### Problem to solve
Copy the listing verbatim, excluding any images found in it.

# Start of Data lines

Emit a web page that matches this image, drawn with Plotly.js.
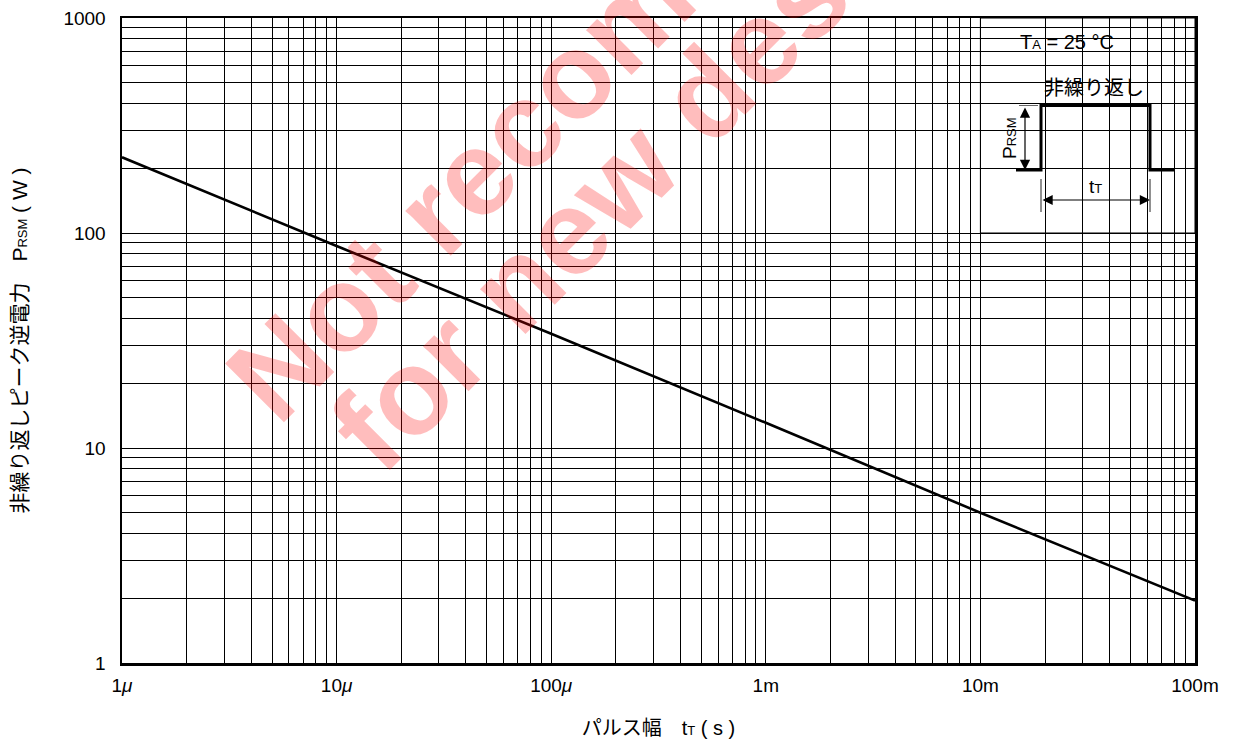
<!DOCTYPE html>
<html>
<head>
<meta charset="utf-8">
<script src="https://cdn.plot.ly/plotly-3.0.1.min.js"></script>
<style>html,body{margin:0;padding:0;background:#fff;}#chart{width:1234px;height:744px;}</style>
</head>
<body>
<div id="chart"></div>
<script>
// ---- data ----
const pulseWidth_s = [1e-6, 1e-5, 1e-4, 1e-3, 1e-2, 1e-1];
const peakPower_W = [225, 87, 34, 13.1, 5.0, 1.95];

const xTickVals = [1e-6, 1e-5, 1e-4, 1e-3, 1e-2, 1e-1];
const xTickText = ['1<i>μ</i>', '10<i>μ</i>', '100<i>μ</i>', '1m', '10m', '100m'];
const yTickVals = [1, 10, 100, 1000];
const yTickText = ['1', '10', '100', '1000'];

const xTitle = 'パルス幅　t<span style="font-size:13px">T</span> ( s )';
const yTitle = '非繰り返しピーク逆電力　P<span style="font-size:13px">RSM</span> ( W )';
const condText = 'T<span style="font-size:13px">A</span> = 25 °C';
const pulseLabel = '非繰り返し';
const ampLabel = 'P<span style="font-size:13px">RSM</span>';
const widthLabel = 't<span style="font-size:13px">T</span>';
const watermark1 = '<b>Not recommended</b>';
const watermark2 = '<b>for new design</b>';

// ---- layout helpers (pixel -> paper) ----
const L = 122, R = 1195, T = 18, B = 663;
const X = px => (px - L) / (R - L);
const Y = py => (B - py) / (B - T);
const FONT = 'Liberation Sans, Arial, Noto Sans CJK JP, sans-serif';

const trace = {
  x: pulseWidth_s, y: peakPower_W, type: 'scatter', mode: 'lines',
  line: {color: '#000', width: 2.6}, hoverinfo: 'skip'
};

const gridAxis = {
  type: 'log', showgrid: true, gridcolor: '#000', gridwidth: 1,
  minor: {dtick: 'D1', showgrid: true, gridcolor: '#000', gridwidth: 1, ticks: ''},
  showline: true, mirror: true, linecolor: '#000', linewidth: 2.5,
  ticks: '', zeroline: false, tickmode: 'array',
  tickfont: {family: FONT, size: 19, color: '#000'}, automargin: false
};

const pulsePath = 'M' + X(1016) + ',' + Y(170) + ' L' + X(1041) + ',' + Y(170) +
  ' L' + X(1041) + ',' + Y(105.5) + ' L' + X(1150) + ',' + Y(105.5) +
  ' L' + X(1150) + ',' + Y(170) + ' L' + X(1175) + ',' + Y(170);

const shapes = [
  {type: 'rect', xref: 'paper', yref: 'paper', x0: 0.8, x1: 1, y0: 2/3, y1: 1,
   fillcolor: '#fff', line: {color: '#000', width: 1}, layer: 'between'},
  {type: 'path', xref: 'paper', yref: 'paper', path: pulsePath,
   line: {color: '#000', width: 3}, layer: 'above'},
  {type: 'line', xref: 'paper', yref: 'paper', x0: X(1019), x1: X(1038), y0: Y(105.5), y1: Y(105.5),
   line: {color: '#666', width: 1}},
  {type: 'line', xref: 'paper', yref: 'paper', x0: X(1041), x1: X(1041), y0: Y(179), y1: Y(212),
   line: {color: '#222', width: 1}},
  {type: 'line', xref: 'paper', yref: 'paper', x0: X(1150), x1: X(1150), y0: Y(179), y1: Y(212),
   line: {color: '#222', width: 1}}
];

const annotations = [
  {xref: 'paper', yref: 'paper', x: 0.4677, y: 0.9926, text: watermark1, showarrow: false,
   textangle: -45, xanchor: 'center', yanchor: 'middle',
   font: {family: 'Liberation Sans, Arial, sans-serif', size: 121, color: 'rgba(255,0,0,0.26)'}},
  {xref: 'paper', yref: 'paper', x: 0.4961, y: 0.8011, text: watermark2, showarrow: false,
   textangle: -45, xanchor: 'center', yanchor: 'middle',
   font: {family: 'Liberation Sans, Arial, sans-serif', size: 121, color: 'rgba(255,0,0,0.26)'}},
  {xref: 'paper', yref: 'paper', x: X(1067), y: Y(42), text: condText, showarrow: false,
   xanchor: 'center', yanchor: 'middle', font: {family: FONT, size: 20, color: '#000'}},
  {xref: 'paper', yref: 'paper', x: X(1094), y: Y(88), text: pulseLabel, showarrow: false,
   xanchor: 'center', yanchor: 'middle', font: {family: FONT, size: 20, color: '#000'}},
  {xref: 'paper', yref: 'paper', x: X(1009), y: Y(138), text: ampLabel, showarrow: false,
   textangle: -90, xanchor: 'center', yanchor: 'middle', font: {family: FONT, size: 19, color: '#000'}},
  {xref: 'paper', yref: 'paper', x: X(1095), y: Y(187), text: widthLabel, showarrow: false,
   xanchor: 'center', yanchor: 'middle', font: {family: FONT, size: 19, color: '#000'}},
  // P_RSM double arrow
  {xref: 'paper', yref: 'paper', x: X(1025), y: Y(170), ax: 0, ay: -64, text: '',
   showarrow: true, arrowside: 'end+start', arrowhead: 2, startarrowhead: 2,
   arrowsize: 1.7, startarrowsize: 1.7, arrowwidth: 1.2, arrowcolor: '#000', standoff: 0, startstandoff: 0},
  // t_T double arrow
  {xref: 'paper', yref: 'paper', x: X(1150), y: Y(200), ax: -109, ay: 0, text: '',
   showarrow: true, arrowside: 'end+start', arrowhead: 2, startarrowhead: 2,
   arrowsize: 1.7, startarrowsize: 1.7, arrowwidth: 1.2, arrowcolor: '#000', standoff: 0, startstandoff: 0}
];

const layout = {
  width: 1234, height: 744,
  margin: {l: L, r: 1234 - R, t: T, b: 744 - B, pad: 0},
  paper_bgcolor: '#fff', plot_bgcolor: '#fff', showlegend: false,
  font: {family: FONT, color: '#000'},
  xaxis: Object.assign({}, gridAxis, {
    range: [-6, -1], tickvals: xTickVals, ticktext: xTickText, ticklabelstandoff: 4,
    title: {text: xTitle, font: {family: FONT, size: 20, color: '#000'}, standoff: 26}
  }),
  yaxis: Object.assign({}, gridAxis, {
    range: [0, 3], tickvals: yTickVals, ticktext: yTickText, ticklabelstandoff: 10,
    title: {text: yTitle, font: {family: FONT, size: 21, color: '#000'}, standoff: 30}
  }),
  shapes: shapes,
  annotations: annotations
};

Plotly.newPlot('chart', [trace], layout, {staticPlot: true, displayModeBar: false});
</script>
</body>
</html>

# End of Data lines

### Exercise result
Emit a web page that matches this image, drawn with Plotly.js.
<!DOCTYPE html>
<html>
<head>
<meta charset="utf-8">
<script src="https://cdn.plot.ly/plotly-3.0.1.min.js"></script>
<style>html,body{margin:0;padding:0;background:#fff;}#chart{width:1234px;height:744px;}</style>
</head>
<body>
<div id="chart"></div>
<script>
// ---- data ----
const pulseWidth_s = [1e-6, 1e-5, 1e-4, 1e-3, 1e-2, 1e-1];
const peakPower_W = [225, 87, 34, 13.1, 5.0, 1.95];

const xTickVals = [1e-6, 1e-5, 1e-4, 1e-3, 1e-2, 1e-1];
const xTickText = ['1<i>μ</i>', '10<i>μ</i>', '100<i>μ</i>', '1m', '10m', '100m'];
const yTickVals = [1, 10, 100, 1000];
const yTickText = ['1', '10', '100', '1000'];

const xTitle = 'パルス幅　t<span style="font-size:13px">T</span> ( s )';
const yTitle = '非繰り返しピーク逆電力　P<span style="font-size:13px">RSM</span> ( W )';
const condText = 'T<span style="font-size:13px">A</span> = 25 °C';
const pulseLabel = '非繰り返し';
const ampLabel = 'P<span style="font-size:13px">RSM</span>';
const widthLabel = 't<span style="font-size:13px">T</span>';
const watermark1 = '<b>Not recommended</b>';
const watermark2 = '<b>for new design</b>';

// ---- layout helpers (pixel -> paper) ----
const L = 122, R = 1195, T = 18, B = 663;
const X = px => (px - L) / (R - L);
const Y = py => (B - py) / (B - T);
const FONT = 'Liberation Sans, Arial, Noto Sans CJK JP, sans-serif';

const trace = {
  x: pulseWidth_s, y: peakPower_W, type: 'scatter', mode: 'lines',
  line: {color: '#000', width: 2.6}, hoverinfo: 'skip'
};

const gridAxis = {
  type: 'log', showgrid: true, gridcolor: '#000', gridwidth: 1,
  minor: {dtick: 'D1', showgrid: true, gridcolor: '#000', gridwidth: 1, ticks: ''},
  showline: true, mirror: true, linecolor: '#000', linewidth: 2.5,
  ticks: '', zeroline: false, tickmode: 'array',
  tickfont: {family: FONT, size: 19, color: '#000'}, automargin: false
};

const pulsePath = 'M' + X(1016) + ',' + Y(170) + ' L' + X(1041) + ',' + Y(170) +
  ' L' + X(1041) + ',' + Y(105.5) + ' L' + X(1150) + ',' + Y(105.5) +
  ' L' + X(1150) + ',' + Y(170) + ' L' + X(1175) + ',' + Y(170);

const shapes = [
  {type: 'rect', xref: 'paper', yref: 'paper', x0: 0.8, x1: 1, y0: 2/3, y1: 1,
   fillcolor: '#fff', line: {color: '#000', width: 1}, layer: 'between'},
  {type: 'path', xref: 'paper', yref: 'paper', path: pulsePath,
   line: {color: '#000', width: 3}, layer: 'above'},
  {type: 'line', xref: 'paper', yref: 'paper', x0: X(1019), x1: X(1038), y0: Y(105.5), y1: Y(105.5),
   line: {color: '#666', width: 1}},
  {type: 'line', xref: 'paper', yref: 'paper', x0: X(1041), x1: X(1041), y0: Y(179), y1: Y(212),
   line: {color: '#222', width: 1}},
  {type: 'line', xref: 'paper', yref: 'paper', x0: X(1150), x1: X(1150), y0: Y(179), y1: Y(212),
   line: {color: '#222', width: 1}}
];

const annotations = [
  {xref: 'paper', yref: 'paper', x: 0.4677, y: 0.9926, text: watermark1, showarrow: false,
   textangle: -45, xanchor: 'center', yanchor: 'middle',
   font: {family: 'Liberation Sans, Arial, sans-serif', size: 121, color: 'rgba(255,0,0,0.26)'}},
  {xref: 'paper', yref: 'paper', x: 0.4961, y: 0.8011, text: watermark2, showarrow: false,
   textangle: -45, xanchor: 'center', yanchor: 'middle',
   font: {family: 'Liberation Sans, Arial, sans-serif', size: 121, color: 'rgba(255,0,0,0.26)'}},
  {xref: 'paper', yref: 'paper', x: X(1067), y: Y(42), text: condText, showarrow: false,
   xanchor: 'center', yanchor: 'middle', font: {family: FONT, size: 20, color: '#000'}},
  {xref: 'paper', yref: 'paper', x: X(1094), y: Y(88), text: pulseLabel, showarrow: false,
   xanchor: 'center', yanchor: 'middle', font: {family: FONT, size: 20, color: '#000'}},
  {xref: 'paper', yref: 'paper', x: X(1009), y: Y(138), text: ampLabel, showarrow: false,
   textangle: -90, xanchor: 'center', yanchor: 'middle', font: {family: FONT, size: 19, color: '#000'}},
  {xref: 'paper', yref: 'paper', x: X(1095), y: Y(187), text: widthLabel, showarrow: false,
   xanchor: 'center', yanchor: 'middle', font: {family: FONT, size: 19, color: '#000'}},
  // P_RSM double arrow
  {xref: 'paper', yref: 'paper', x: X(1025), y: Y(170), ax: 0, ay: -64, text: '',
   showarrow: true, arrowside: 'end+start', arrowhead: 2, startarrowhead: 2,
   arrowsize: 1.7, startarrowsize: 1.7, arrowwidth: 1.2, arrowcolor: '#000', standoff: 0, startstandoff: 0},
  // t_T double arrow
  {xref: 'paper', yref: 'paper', x: X(1150), y: Y(200), ax: -109, ay: 0, text: '',
   showarrow: true, arrowside: 'end+start', arrowhead: 2, startarrowhead: 2,
   arrowsize: 1.7, startarrowsize: 1.7, arrowwidth: 1.2, arrowcolor: '#000', standoff: 0, startstandoff: 0}
];

const layout = {
  width: 1234, height: 744,
  margin: {l: L, r: 1234 - R, t: T, b: 744 - B, pad: 0},
  paper_bgcolor: '#fff', plot_bgcolor: '#fff', showlegend: false,
  font: {family: FONT, color: '#000'},
  xaxis: Object.assign({}, gridAxis, {
    range: [-6, -1], tickvals: xTickVals, ticktext: xTickText, ticklabelstandoff: 4,
    title: {text: xTitle, font: {family: FONT, size: 20, color: '#000'}, standoff: 26}
  }),
  yaxis: Object.assign({}, gridAxis, {
    range: [0, 3], tickvals: yTickVals, ticktext: yTickText, ticklabelstandoff: 10,
    title: {text: yTitle, font: {family: FONT, size: 21, color: '#000'}, standoff: 30}
  }),
  shapes: shapes,
  annotations: annotations
};

Plotly.newPlot('chart', [trace], layout, {staticPlot: true, displayModeBar: false});
</script>
</body>
</html>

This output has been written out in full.